Task instructions = Transcribe the listing in full, excluding any pictures.

Data =
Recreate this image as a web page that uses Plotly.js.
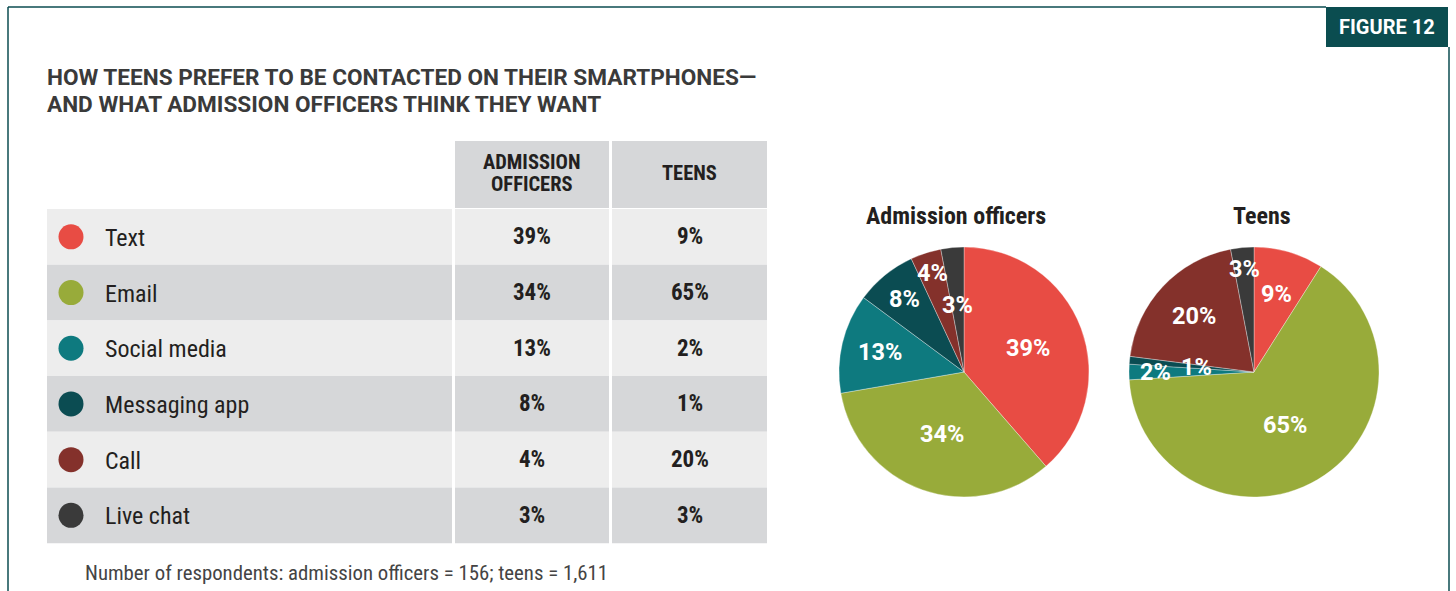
<!DOCTYPE html>
<html>
<head>
<meta charset="utf-8">
<script src="https://cdn.plot.ly/plotly-3.0.1.min.js"></script>
<style>
html,body{margin:0;padding:0;background:#fff;}
#chart{width:1456px;height:591px;}
</style>
</head>
<body>
<div id="chart"></div>
<script>
// ---- data ----
const categories = ['Text', 'Email', 'Social media', 'Messaging app', 'Call', 'Live chat'];
const officersPct = [39, 34, 13, 8, 4, 3];
const teensPct = [9, 65, 2, 1, 20, 3];
const columnHeaders = [['ADMISSION', 'OFFICERS'], ['TEENS']];
const pieTitles = ['Admission officers', 'Teens'];
const titleLines = ['HOW TEENS PREFER TO BE CONTACTED ON THEIR SMARTPHONES—', 'AND WHAT ADMISSION OFFICERS THINK THEY WANT'];
const figureLabel = 'FIGURE 12';
const footnote = 'Number of respondents: admission officers = 156; teens = 1,611';

// ---- style ----
const sliceColors = ['#e84c44', '#98ab3a', '#0e7a7f', '#0b4c52', '#84312b', '#3a3a3a'];
// radial position of each slice label, as a fraction of the radius (style only)
const labelRadius = [
  [0.55, 0.53, 0.69, 0.75, 0.83, 0.54],
  [0.65, 0.49, 0.79, 0.46, 0.66, 0.83]
];
const condensed = 'Roboto Condensed, Liberation Sans Narrow, DejaVu Sans Condensed, Roboto, sans-serif';
const regular = 'Roboto, sans-serif';
const W = 1456, H = 591;
const teal = '#0b4d50';
const lightRow = '#ededed', darkRow = '#d6d7d9';

const colX = [[455, 609], [612, 767]];
const labelCol = [47, 452];
const rowTop = 209, rowH = 55.7;
const headerTop = 141, headerBottom = 208;

const shapes = [];
const annotations = [];

// frame
shapes.push({type: 'line', xref: 'paper', yref: 'paper', x0: 8 / W, x1: 1326 / W, y0: 1 - 7 / H, y1: 1 - 7 / H, line: {color: teal, width: 1.5}});
shapes.push({type: 'line', xref: 'paper', yref: 'paper', x0: 8 / W, x1: 8 / W, y0: 1 - 7 / H, y1: -0.1, line: {color: teal, width: 1.5}});
shapes.push({type: 'line', xref: 'paper', yref: 'paper', x0: 1449 / W, x1: 1449 / W, y0: 1 - 47 / H, y1: -0.1, line: {color: teal, width: 1.5}});
shapes.push({type: 'rect', xref: 'paper', yref: 'paper', x0: 1326 / W, x1: 1448 / W, y0: 1 - 7 / H, y1: 1 - 47 / H, fillcolor: teal, line: {width: 0}});

// table header cells
colX.forEach(([a, b]) => {
  shapes.push({type: 'rect', xref: 'x', yref: 'y', x0: a, x1: b, y0: headerTop, y1: headerBottom, fillcolor: darkRow, line: {width: 0}, layer: 'below'});
});
// table rows
categories.forEach((c, i) => {
  const y0 = rowTop + i * rowH, y1 = y0 + rowH;
  const fill = i % 2 === 0 ? lightRow : darkRow;
  [labelCol, ...colX].forEach(([a, b]) => {
    shapes.push({type: 'rect', xref: 'x', yref: 'y', x0: a, x1: b, y0: y0, y1: y1, fillcolor: fill, line: {width: 0}, layer: 'below'});
  });
});

const rowCenters = categories.map((c, i) => rowTop + (i + 0.5) * rowH);

// header text, one annotation per line
columnHeaders.forEach((lines, j) => {
  const mid = (headerTop + headerBottom) / 2 - 1.5;
  const gap = 22;
  lines.forEach((ln, k) => {
    annotations.push({xref: 'x', yref: 'y', x: (colX[j][0] + colX[j][1]) / 2, y: mid + (k - (lines.length - 1) / 2) * gap,
      text: '<b>' + ln + '</b>', showarrow: false, xanchor: 'center', yanchor: 'middle',
      font: {family: condensed, size: 20.5, color: '#231f20'}});
  });
});
// row labels and values
categories.forEach((c, i) => {
  annotations.push({xref: 'x', yref: 'y', x: 103, y: rowCenters[i] + 1, text: c, showarrow: false, xanchor: 'left', yanchor: 'middle',
    font: {family: condensed, size: 24, color: '#231f20'}});
  [officersPct, teensPct].forEach((arr, j) => {
    annotations.push({xref: 'x', yref: 'y', x: (colX[j][0] + colX[j][1]) / 2, y: rowCenters[i], text: '<b>' + arr[i] + '%</b>',
      showarrow: false, xanchor: 'center', yanchor: 'middle', font: {family: condensed, size: 23, color: '#231f20'}});
  });
});

// title (two lines), figure label, footnote
titleLines.forEach((t, k) => {
  annotations.push({xref: 'paper', yref: 'paper', x: 45 / W, y: 1 - (77.5 + 27 * k) / H, text: '<b>' + t + '</b>', showarrow: false,
    xanchor: 'left', yanchor: 'middle', align: 'left', font: {family: regular, size: 22.6, color: '#3a3a3a'}});
});
annotations.push({xref: 'paper', yref: 'paper', x: 1387 / W, y: 1 - 27 / H, text: '<b>' + figureLabel + '</b>', showarrow: false,
  xanchor: 'center', yanchor: 'middle', font: {family: regular, size: 20, color: '#ffffff'}});
annotations.push({xref: 'paper', yref: 'paper', x: 83 / W, y: 1 - 573 / H, text: footnote, showarrow: false,
  xanchor: 'left', yanchor: 'middle', font: {family: condensed, size: 20.8, color: '#444444'}});

// pies
const pieCenters = [[964, 372], [1254, 372]];
const R = 125;
const titleX = [956, 1262];
pieTitles.forEach((t, k) => {
  annotations.push({xref: 'paper', yref: 'paper', x: titleX[k] / W, y: 1 - 216 / H, text: '<b>' + t + '</b>', showarrow: false,
    xanchor: 'center', yanchor: 'middle', font: {family: condensed, size: 24, color: '#231f20'}});
});

function pieTrace(values, k) {
  const [cx, cy] = pieCenters[k];
  return {
    type: 'pie', values: values, labels: categories, sort: false, direction: 'clockwise', rotation: 0,
    marker: {colors: sliceColors, line: {color: 'rgba(255,255,255,0.55)', width: 0.6}},
    textinfo: 'none', textposition: 'none',
    domain: {x: [(cx - R) / W, (cx + R) / W], y: [1 - (cy + R) / H, 1 - (cy - R) / H]},
    showlegend: false, hoverinfo: 'label+value'
  };
}

// slice labels placed at each slice's mid-angle (clockwise from 12 o'clock)
[officersPct, teensPct].forEach((vals, k) => {
  const total = vals.reduce((a, b) => a + b, 0);
  const [cx, cy] = pieCenters[k];
  let cum = 0;
  vals.forEach((v, i) => {
    const mid = (cum + v / 2) / total * 2 * Math.PI;
    cum += v;
    const r = labelRadius[k][i] * R;
    annotations.push({xref: 'x', yref: 'y', x: cx + r * Math.sin(mid), y: cy - r * Math.cos(mid),
      text: '<b>' + v + '%</b>', showarrow: false, xanchor: 'center', yanchor: 'middle',
      font: {family: regular, size: 23.5, color: '#ffffff'}});
  });
});

const circles = {
  type: 'scatter', mode: 'markers', x: categories.map(() => 71), y: rowCenters,
  marker: {size: 25, color: sliceColors}, showlegend: false, hoverinfo: 'skip', xaxis: 'x', yaxis: 'y'
};

const data = [circles, pieTrace(officersPct, 0), pieTrace(teensPct, 1)];

const layout = {
  width: W, height: H, margin: {l: 0, r: 0, t: 0, b: 0},
  paper_bgcolor: '#ffffff', plot_bgcolor: 'rgba(0,0,0,0)',
  xaxis: {range: [0, W], visible: false, fixedrange: true, domain: [0, 1]},
  yaxis: {range: [H, 0], visible: false, fixedrange: true, domain: [0, 1]},
  shapes: shapes, annotations: annotations,
  showlegend: false
};

Plotly.newPlot('chart', data, layout, {staticPlot: true});
</script>
</body>
</html>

Output =
Recreate this image as a web page that uses Plotly.js.
<!DOCTYPE html>
<html>
<head>
<meta charset="utf-8">
<script src="https://cdn.plot.ly/plotly-3.0.1.min.js"></script>
<style>
html,body{margin:0;padding:0;background:#fff;}
#chart{width:1456px;height:591px;}
</style>
</head>
<body>
<div id="chart"></div>
<script>
// ---- data ----
const categories = ['Text', 'Email', 'Social media', 'Messaging app', 'Call', 'Live chat'];
const officersPct = [39, 34, 13, 8, 4, 3];
const teensPct = [9, 65, 2, 1, 20, 3];
const columnHeaders = [['ADMISSION', 'OFFICERS'], ['TEENS']];
const pieTitles = ['Admission officers', 'Teens'];
const titleLines = ['HOW TEENS PREFER TO BE CONTACTED ON THEIR SMARTPHONES—', 'AND WHAT ADMISSION OFFICERS THINK THEY WANT'];
const figureLabel = 'FIGURE 12';
const footnote = 'Number of respondents: admission officers = 156; teens = 1,611';

// ---- style ----
const sliceColors = ['#e84c44', '#98ab3a', '#0e7a7f', '#0b4c52', '#84312b', '#3a3a3a'];
// radial position of each slice label, as a fraction of the radius (style only)
const labelRadius = [
  [0.55, 0.53, 0.69, 0.75, 0.83, 0.54],
  [0.65, 0.49, 0.79, 0.46, 0.66, 0.83]
];
const condensed = 'Roboto Condensed, Liberation Sans Narrow, DejaVu Sans Condensed, Roboto, sans-serif';
const regular = 'Roboto, sans-serif';
const W = 1456, H = 591;
const teal = '#0b4d50';
const lightRow = '#ededed', darkRow = '#d6d7d9';

const colX = [[455, 609], [612, 767]];
const labelCol = [47, 452];
const rowTop = 209, rowH = 55.7;
const headerTop = 141, headerBottom = 208;

const shapes = [];
const annotations = [];

// frame
shapes.push({type: 'line', xref: 'paper', yref: 'paper', x0: 8 / W, x1: 1326 / W, y0: 1 - 7 / H, y1: 1 - 7 / H, line: {color: teal, width: 1.5}});
shapes.push({type: 'line', xref: 'paper', yref: 'paper', x0: 8 / W, x1: 8 / W, y0: 1 - 7 / H, y1: -0.1, line: {color: teal, width: 1.5}});
shapes.push({type: 'line', xref: 'paper', yref: 'paper', x0: 1449 / W, x1: 1449 / W, y0: 1 - 47 / H, y1: -0.1, line: {color: teal, width: 1.5}});
shapes.push({type: 'rect', xref: 'paper', yref: 'paper', x0: 1326 / W, x1: 1448 / W, y0: 1 - 7 / H, y1: 1 - 47 / H, fillcolor: teal, line: {width: 0}});

// table header cells
colX.forEach(([a, b]) => {
  shapes.push({type: 'rect', xref: 'x', yref: 'y', x0: a, x1: b, y0: headerTop, y1: headerBottom, fillcolor: darkRow, line: {width: 0}, layer: 'below'});
});
// table rows
categories.forEach((c, i) => {
  const y0 = rowTop + i * rowH, y1 = y0 + rowH;
  const fill = i % 2 === 0 ? lightRow : darkRow;
  [labelCol, ...colX].forEach(([a, b]) => {
    shapes.push({type: 'rect', xref: 'x', yref: 'y', x0: a, x1: b, y0: y0, y1: y1, fillcolor: fill, line: {width: 0}, layer: 'below'});
  });
});

const rowCenters = categories.map((c, i) => rowTop + (i + 0.5) * rowH);

// header text, one annotation per line
columnHeaders.forEach((lines, j) => {
  const mid = (headerTop + headerBottom) / 2 - 1.5;
  const gap = 22;
  lines.forEach((ln, k) => {
    annotations.push({xref: 'x', yref: 'y', x: (colX[j][0] + colX[j][1]) / 2, y: mid + (k - (lines.length - 1) / 2) * gap,
      text: '<b>' + ln + '</b>', showarrow: false, xanchor: 'center', yanchor: 'middle',
      font: {family: condensed, size: 20.5, color: '#231f20'}});
  });
});
// row labels and values
categories.forEach((c, i) => {
  annotations.push({xref: 'x', yref: 'y', x: 103, y: rowCenters[i] + 1, text: c, showarrow: false, xanchor: 'left', yanchor: 'middle',
    font: {family: condensed, size: 24, color: '#231f20'}});
  [officersPct, teensPct].forEach((arr, j) => {
    annotations.push({xref: 'x', yref: 'y', x: (colX[j][0] + colX[j][1]) / 2, y: rowCenters[i], text: '<b>' + arr[i] + '%</b>',
      showarrow: false, xanchor: 'center', yanchor: 'middle', font: {family: condensed, size: 23, color: '#231f20'}});
  });
});

// title (two lines), figure label, footnote
titleLines.forEach((t, k) => {
  annotations.push({xref: 'paper', yref: 'paper', x: 45 / W, y: 1 - (77.5 + 27 * k) / H, text: '<b>' + t + '</b>', showarrow: false,
    xanchor: 'left', yanchor: 'middle', align: 'left', font: {family: regular, size: 22.6, color: '#3a3a3a'}});
});
annotations.push({xref: 'paper', yref: 'paper', x: 1387 / W, y: 1 - 27 / H, text: '<b>' + figureLabel + '</b>', showarrow: false,
  xanchor: 'center', yanchor: 'middle', font: {family: regular, size: 20, color: '#ffffff'}});
annotations.push({xref: 'paper', yref: 'paper', x: 83 / W, y: 1 - 573 / H, text: footnote, showarrow: false,
  xanchor: 'left', yanchor: 'middle', font: {family: condensed, size: 20.8, color: '#444444'}});

// pies
const pieCenters = [[964, 372], [1254, 372]];
const R = 125;
const titleX = [956, 1262];
pieTitles.forEach((t, k) => {
  annotations.push({xref: 'paper', yref: 'paper', x: titleX[k] / W, y: 1 - 216 / H, text: '<b>' + t + '</b>', showarrow: false,
    xanchor: 'center', yanchor: 'middle', font: {family: condensed, size: 24, color: '#231f20'}});
});

function pieTrace(values, k) {
  const [cx, cy] = pieCenters[k];
  return {
    type: 'pie', values: values, labels: categories, sort: false, direction: 'clockwise', rotation: 0,
    marker: {colors: sliceColors, line: {color: 'rgba(255,255,255,0.55)', width: 0.6}},
    textinfo: 'none', textposition: 'none',
    domain: {x: [(cx - R) / W, (cx + R) / W], y: [1 - (cy + R) / H, 1 - (cy - R) / H]},
    showlegend: false, hoverinfo: 'label+value'
  };
}

// slice labels placed at each slice's mid-angle (clockwise from 12 o'clock)
[officersPct, teensPct].forEach((vals, k) => {
  const total = vals.reduce((a, b) => a + b, 0);
  const [cx, cy] = pieCenters[k];
  let cum = 0;
  vals.forEach((v, i) => {
    const mid = (cum + v / 2) / total * 2 * Math.PI;
    cum += v;
    const r = labelRadius[k][i] * R;
    annotations.push({xref: 'x', yref: 'y', x: cx + r * Math.sin(mid), y: cy - r * Math.cos(mid),
      text: '<b>' + v + '%</b>', showarrow: false, xanchor: 'center', yanchor: 'middle',
      font: {family: regular, size: 23.5, color: '#ffffff'}});
  });
});

const circles = {
  type: 'scatter', mode: 'markers', x: categories.map(() => 71), y: rowCenters,
  marker: {size: 25, color: sliceColors}, showlegend: false, hoverinfo: 'skip', xaxis: 'x', yaxis: 'y'
};

const data = [circles, pieTrace(officersPct, 0), pieTrace(teensPct, 1)];

const layout = {
  width: W, height: H, margin: {l: 0, r: 0, t: 0, b: 0},
  paper_bgcolor: '#ffffff', plot_bgcolor: 'rgba(0,0,0,0)',
  xaxis: {range: [0, W], visible: false, fixedrange: true, domain: [0, 1]},
  yaxis: {range: [H, 0], visible: false, fixedrange: true, domain: [0, 1]},
  shapes: shapes, annotations: annotations,
  showlegend: false
};

Plotly.newPlot('chart', data, layout, {staticPlot: true});
</script>
</body>
</html>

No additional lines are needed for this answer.